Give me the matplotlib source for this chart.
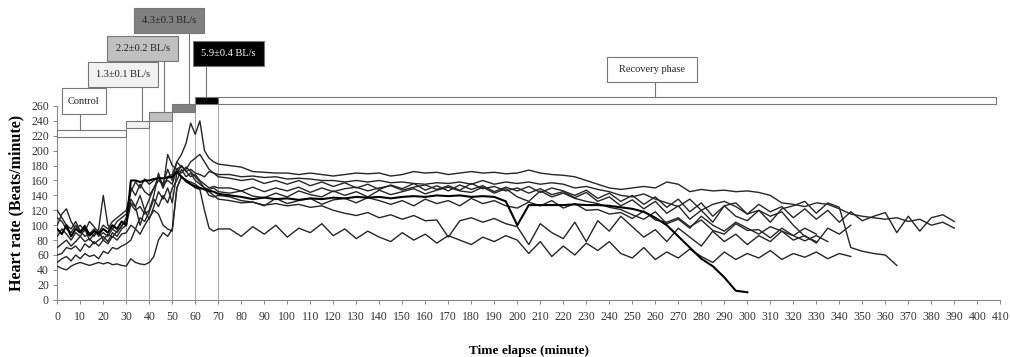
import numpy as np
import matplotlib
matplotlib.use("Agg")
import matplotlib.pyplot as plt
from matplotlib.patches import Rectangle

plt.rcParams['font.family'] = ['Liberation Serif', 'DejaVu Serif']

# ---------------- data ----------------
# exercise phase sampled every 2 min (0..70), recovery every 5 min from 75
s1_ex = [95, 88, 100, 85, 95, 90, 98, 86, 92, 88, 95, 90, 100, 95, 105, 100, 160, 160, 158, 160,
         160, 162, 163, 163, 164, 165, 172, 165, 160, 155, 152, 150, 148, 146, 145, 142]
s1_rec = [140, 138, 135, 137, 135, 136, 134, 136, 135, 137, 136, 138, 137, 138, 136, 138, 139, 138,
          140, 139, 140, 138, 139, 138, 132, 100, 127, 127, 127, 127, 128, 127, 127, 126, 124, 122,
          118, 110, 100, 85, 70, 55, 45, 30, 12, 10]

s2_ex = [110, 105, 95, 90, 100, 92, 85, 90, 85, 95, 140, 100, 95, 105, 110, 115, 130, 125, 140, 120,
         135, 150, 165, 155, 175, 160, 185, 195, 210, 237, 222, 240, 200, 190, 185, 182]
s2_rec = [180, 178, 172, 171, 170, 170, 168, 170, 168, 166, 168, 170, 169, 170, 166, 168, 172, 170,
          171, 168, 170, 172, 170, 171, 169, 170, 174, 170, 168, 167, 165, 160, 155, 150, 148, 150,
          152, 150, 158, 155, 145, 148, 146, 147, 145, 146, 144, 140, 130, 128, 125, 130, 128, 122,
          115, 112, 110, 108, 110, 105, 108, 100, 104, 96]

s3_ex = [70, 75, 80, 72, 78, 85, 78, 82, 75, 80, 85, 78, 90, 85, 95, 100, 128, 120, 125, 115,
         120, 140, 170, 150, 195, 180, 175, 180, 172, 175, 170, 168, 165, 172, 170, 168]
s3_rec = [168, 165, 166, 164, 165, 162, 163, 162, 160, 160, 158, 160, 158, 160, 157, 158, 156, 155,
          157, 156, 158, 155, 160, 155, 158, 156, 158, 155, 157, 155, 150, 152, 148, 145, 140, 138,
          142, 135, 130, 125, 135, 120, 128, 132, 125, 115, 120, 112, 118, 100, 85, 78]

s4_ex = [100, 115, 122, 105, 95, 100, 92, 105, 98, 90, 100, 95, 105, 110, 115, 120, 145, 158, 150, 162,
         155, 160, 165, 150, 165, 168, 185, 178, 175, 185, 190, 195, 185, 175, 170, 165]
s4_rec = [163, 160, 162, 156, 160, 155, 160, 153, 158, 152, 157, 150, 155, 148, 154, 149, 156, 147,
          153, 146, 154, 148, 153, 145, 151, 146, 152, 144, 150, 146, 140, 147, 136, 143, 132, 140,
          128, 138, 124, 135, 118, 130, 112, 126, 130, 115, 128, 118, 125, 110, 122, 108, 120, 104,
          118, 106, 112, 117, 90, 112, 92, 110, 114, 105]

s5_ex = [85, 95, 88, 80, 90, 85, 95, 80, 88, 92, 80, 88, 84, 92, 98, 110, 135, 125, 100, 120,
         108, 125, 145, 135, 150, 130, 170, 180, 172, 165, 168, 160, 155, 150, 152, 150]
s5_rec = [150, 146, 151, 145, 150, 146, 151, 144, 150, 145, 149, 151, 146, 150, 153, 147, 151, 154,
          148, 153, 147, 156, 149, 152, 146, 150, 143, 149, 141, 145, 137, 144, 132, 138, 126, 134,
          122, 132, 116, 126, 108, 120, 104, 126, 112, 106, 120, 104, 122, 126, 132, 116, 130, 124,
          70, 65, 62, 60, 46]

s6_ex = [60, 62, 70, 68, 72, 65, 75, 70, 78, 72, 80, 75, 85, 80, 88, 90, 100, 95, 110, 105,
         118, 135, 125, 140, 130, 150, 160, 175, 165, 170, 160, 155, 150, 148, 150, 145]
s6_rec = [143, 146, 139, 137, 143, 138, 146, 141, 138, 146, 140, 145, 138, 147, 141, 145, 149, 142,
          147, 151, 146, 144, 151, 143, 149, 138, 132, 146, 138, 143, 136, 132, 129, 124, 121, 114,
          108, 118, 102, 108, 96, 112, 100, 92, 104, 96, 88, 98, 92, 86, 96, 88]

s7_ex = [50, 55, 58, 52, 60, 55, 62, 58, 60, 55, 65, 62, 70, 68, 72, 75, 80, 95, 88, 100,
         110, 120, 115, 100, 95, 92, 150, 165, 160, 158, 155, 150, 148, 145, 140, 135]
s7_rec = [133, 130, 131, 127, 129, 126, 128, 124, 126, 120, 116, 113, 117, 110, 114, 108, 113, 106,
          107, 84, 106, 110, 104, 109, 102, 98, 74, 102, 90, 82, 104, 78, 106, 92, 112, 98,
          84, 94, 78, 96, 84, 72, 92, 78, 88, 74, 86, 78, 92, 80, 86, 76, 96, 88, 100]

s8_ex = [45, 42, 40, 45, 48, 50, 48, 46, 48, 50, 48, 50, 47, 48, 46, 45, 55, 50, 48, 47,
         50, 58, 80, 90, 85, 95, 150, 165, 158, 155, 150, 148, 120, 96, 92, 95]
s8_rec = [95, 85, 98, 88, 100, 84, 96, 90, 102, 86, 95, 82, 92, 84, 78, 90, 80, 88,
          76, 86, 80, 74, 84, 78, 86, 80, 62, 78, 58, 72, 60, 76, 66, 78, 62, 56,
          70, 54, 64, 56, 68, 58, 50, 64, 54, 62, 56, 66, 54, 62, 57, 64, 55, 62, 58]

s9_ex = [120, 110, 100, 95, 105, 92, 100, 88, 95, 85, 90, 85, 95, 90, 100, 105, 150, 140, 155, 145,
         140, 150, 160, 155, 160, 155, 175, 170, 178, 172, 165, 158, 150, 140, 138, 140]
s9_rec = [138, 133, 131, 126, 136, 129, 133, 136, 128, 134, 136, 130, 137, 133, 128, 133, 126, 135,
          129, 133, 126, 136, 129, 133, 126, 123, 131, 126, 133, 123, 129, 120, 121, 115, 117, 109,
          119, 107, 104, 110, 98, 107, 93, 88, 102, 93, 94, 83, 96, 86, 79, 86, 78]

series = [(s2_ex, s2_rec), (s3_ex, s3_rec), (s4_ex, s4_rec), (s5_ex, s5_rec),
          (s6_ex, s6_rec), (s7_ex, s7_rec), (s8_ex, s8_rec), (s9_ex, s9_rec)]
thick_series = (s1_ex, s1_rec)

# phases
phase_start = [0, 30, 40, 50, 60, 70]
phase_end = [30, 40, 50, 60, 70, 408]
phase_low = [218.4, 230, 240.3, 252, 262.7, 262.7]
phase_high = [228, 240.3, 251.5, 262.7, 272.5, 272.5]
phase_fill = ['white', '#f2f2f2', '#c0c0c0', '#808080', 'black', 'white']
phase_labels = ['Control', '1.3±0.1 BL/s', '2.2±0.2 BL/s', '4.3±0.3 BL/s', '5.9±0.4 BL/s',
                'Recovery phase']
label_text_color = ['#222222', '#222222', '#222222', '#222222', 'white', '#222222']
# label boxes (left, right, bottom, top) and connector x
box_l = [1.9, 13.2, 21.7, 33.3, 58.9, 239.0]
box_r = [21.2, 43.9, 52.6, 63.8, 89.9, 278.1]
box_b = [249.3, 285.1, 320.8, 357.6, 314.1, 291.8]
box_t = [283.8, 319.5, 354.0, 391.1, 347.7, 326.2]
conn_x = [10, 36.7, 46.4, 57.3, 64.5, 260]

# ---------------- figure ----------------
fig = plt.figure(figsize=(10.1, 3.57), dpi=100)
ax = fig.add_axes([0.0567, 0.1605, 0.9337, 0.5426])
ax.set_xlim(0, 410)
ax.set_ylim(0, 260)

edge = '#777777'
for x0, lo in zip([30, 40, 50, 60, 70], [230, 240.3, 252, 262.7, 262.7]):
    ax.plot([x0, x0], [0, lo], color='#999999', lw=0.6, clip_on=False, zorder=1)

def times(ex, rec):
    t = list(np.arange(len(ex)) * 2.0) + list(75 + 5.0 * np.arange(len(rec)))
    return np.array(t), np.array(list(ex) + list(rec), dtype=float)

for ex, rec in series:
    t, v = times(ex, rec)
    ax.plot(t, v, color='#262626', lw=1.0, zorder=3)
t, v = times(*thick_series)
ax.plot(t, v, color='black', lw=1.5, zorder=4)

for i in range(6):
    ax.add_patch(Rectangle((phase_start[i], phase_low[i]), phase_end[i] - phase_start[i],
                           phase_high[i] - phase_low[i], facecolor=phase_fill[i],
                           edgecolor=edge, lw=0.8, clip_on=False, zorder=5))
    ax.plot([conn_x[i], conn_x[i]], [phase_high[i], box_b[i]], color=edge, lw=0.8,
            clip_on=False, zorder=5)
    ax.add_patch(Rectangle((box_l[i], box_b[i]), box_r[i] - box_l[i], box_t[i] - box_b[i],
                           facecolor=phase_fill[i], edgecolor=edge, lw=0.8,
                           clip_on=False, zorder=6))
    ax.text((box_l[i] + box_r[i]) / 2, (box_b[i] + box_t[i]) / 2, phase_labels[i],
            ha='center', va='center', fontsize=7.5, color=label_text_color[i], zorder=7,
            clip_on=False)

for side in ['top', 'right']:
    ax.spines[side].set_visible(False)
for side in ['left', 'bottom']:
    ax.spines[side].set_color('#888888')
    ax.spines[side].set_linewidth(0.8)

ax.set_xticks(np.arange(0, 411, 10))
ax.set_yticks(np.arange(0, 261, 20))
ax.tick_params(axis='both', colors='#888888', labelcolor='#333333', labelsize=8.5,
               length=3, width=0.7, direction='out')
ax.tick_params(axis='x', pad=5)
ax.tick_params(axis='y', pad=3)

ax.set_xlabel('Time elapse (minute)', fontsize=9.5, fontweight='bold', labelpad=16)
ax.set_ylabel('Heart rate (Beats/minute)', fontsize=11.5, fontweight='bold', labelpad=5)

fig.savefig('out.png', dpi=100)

(Short task)
Only the lines from the start of the material through the line containing "115, 112, 110, 108, 110, 105, 108, 100, 104, 96]" should be transcribed. Pictures stay out.

(Solution to this task)
Give me the matplotlib source for this chart.
import numpy as np
import matplotlib
matplotlib.use("Agg")
import matplotlib.pyplot as plt
from matplotlib.patches import Rectangle

plt.rcParams['font.family'] = ['Liberation Serif', 'DejaVu Serif']

# ---------------- data ----------------
# exercise phase sampled every 2 min (0..70), recovery every 5 min from 75
s1_ex = [95, 88, 100, 85, 95, 90, 98, 86, 92, 88, 95, 90, 100, 95, 105, 100, 160, 160, 158, 160,
         160, 162, 163, 163, 164, 165, 172, 165, 160, 155, 152, 150, 148, 146, 145, 142]
s1_rec = [140, 138, 135, 137, 135, 136, 134, 136, 135, 137, 136, 138, 137, 138, 136, 138, 139, 138,
          140, 139, 140, 138, 139, 138, 132, 100, 127, 127, 127, 127, 128, 127, 127, 126, 124, 122,
          118, 110, 100, 85, 70, 55, 45, 30, 12, 10]

s2_ex = [110, 105, 95, 90, 100, 92, 85, 90, 85, 95, 140, 100, 95, 105, 110, 115, 130, 125, 140, 120,
         135, 150, 165, 155, 175, 160, 185, 195, 210, 237, 222, 240, 200, 190, 185, 182]
s2_rec = [180, 178, 172, 171, 170, 170, 168, 170, 168, 166, 168, 170, 169, 170, 166, 168, 172, 170,
          171, 168, 170, 172, 170, 171, 169, 170, 174, 170, 168, 167, 165, 160, 155, 150, 148, 150,
          152, 150, 158, 155, 145, 148, 146, 147, 145, 146, 144, 140, 130, 128, 125, 130, 128, 122,
          115, 112, 110, 108, 110, 105, 108, 100, 104, 96]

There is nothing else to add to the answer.